That might also just mean that they are inconsistent (or that they reject such a concept of metaphysics).
A quote from the Solid Declaration of the
Formula of Concord,
article VII, paragraph 37:
Even as many eminent ancient teachers, Justin, Cyprian, Augustine, Leo, Gelasius, Chrysostom and others, use this simile concerning the words of Christ’s testament: This is My body, that just as in Christ two distinct, unchanged natures are inseparably united, so in the Holy Supper the two substances, the natural bread and the true natural body of Christ, are present together here upon earth in the appointed administration of the Sacrament.
The words translated ‘natures’ are
substantiae in Latin and
zwei Wesen in German.
This is either consubstantiation (which states nothing more than the idea that in the sacrament of the Altar, the substance of the body and blood of Christ is present alongside the substance of the bread and wine) or impanation. It cannot be impanation, or else we would have received through the Confessions the belief that Christ is ‘true God, true man, true bread, and true wine.’

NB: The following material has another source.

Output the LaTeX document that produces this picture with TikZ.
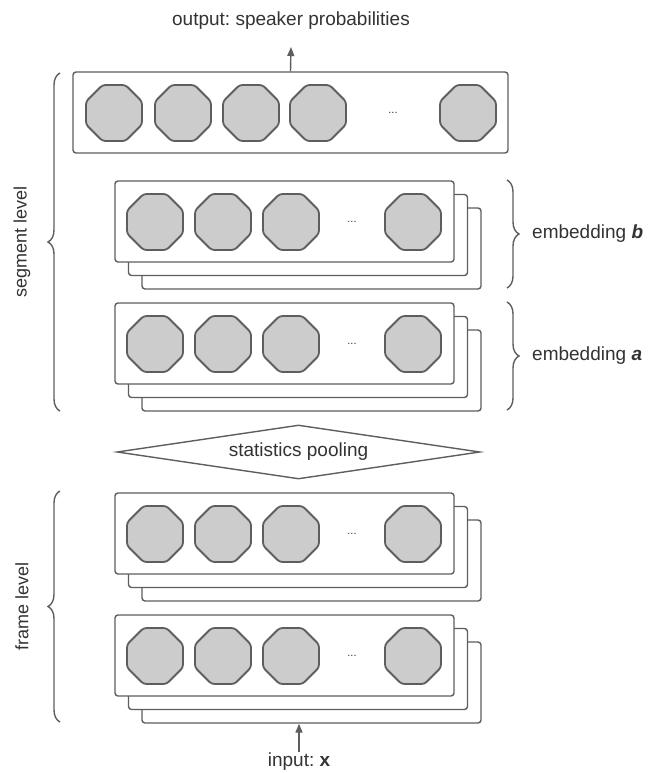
\documentclass[tikz,border=0pt]{standalone}
\usepackage{fontspec}
\setmainfont{Liberation Sans}
\usetikzlibrary{shapes.geometric,arrows.meta,decorations.pathreplacing}
\definecolor{linec}{HTML}{5E5E5E}
\definecolor{octfill}{HTML}{CCCCCC}
\definecolor{txt}{HTML}{333333}
\frenchspacing
\begin{document}
\begin{tikzpicture}[x=1pt,y=-1pt,
  layer/.style={draw=linec, line width=1.4pt, rounded corners=3pt, fill=white,
    minimum width=339pt, minimum height=81pt, inner sep=0pt},
  octd/.style={draw=linec, line width=1.8pt, fill=octfill, rounded corners=3pt},
  dotsn/.style={text=txt, font=\fontsize{11}{13}\selectfont, inner sep=0pt},
  lbl/.style={text=txt, font=\fontsize{19}{23}\selectfont, inner sep=1pt},
  vlbl/.style={text=txt, font=\fontsize{18}{22}\selectfont, inner sep=1pt, rotate=90},
  brc/.style={draw=linec, line width=1.4pt, decorate, decoration={brace, amplitude=12pt}},
  arr/.style={draw=linec, line width=1.4pt, -{Triangle[width=7pt,length=9pt]}}
]
\useasboundingbox (0,0) rectangle (648,773);
\fill[white] (0,0) rectangle (648,773);

\newcommand\octagon[1]{%
  \draw[octd] (#1) ++(-11.5,-28) -- ++(23,0) -- ++(16.5,16.5) -- ++(0,23) -- ++(-16.5,16.5)
    -- ++(-23,0) -- ++(-16.5,-16.5) -- ++(0,-23) -- cycle;}

% output layer
\node[layer, minimum width=435pt] (out) at (290.5,112.5) {};
\foreach \i/\x in {1/114,2/183,3/251,4/318,5/468}{
  \coordinate (out-o\i) at (\x,113);
  \octagon{out-o\i}
}
\node[dotsn] (out-d) at (393,113) {...};
\node[lbl] (outlab) at (291,21) {output: speaker probabilities};
\coordinate (outtip) at (291,47);
\draw[arr] (out.north) -- (outtip);

% stacked layers
\foreach \n/\t in {b/181,a/303,g/493,f/615}{
  \node[layer] (\n3) at (311.5,\t+67.5) {};
  \node[layer] (\n2) at (298,\t+54) {};
  \node[layer] (\n1) at (284.5,\t+40.5) {};
  \foreach \i/\x in {1/155,2/223,3/291,4/413}{
    \coordinate (\n-o\i) at (\x,\t+41);
    \octagon{\n-o\i}
  }
  \node[dotsn] (\n-d) at (352,\t+41) {...};
}

% statistics pooling
\node[diamond, aspect=6.72, draw=linec, line width=1.4pt, fill=white, minimum width=363pt, minimum height=54pt,
  inner sep=0pt, text=txt, font=\fontsize{19}{23}\selectfont] (pool) at (298.5,452) {statistics pooling};

% input
\node[lbl] (inlab) at (299,762) {input: \textbf{x}};
\draw[arr] (inlab.north) -- (inlab.north |- f3.south);

% braces
\coordinate (segT) at (60,73);
\coordinate (segB) at (60,411);
\draw[brc] (segB) -- (segT);
\node[vlbl] (seglab) at (22,242) {segment level};

\coordinate (frT) at (60,491);
\coordinate (frB) at (60,722);
\draw[brc] (frB) -- (frT);
\node[vlbl] (frlab) at (22,606) {frame level};

\coordinate (ebT) at (507,180);
\coordinate (ebB) at (507,288);
\draw[brc] (ebT) -- (ebB);
\node[lbl, anchor=west] (eblab) at (531,234) {embedding \textbf{\textit{b}}};

\coordinate (eaT) at (507,302);
\coordinate (eaB) at (507,410);
\draw[brc] (eaT) -- (eaB);
\node[lbl, anchor=west] (ealab) at (531,356) {embedding \textbf{\textit{a}}};
\end{tikzpicture}
\end{document}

I see no difference between ‘consubstantiation’ and ‘sacramental union’ (as presented in the above paragraph). Where is this supposed difference? If the answer is that we shouldn’t use philosophical explanations and rather ‘embrace the mystery,’ I answer that in using
substantia and
Wesen, the confession has already used philosophy. And moreover, that philosophy isn’t bad in and of itself. The doctrine of the Incarnation, as we have received it from Nicea and Constantinople, and which is attested in
Confessio Augustana I-III, depends itself on a philosophic explanation – i.e. that Christ is ‘of the same essence as the Father’ or ‘consubstantial with the Father.’ This, of course, doesn’t diminish the mystery of the Incarnation, and neither does a philosophical treatment of the sacraments.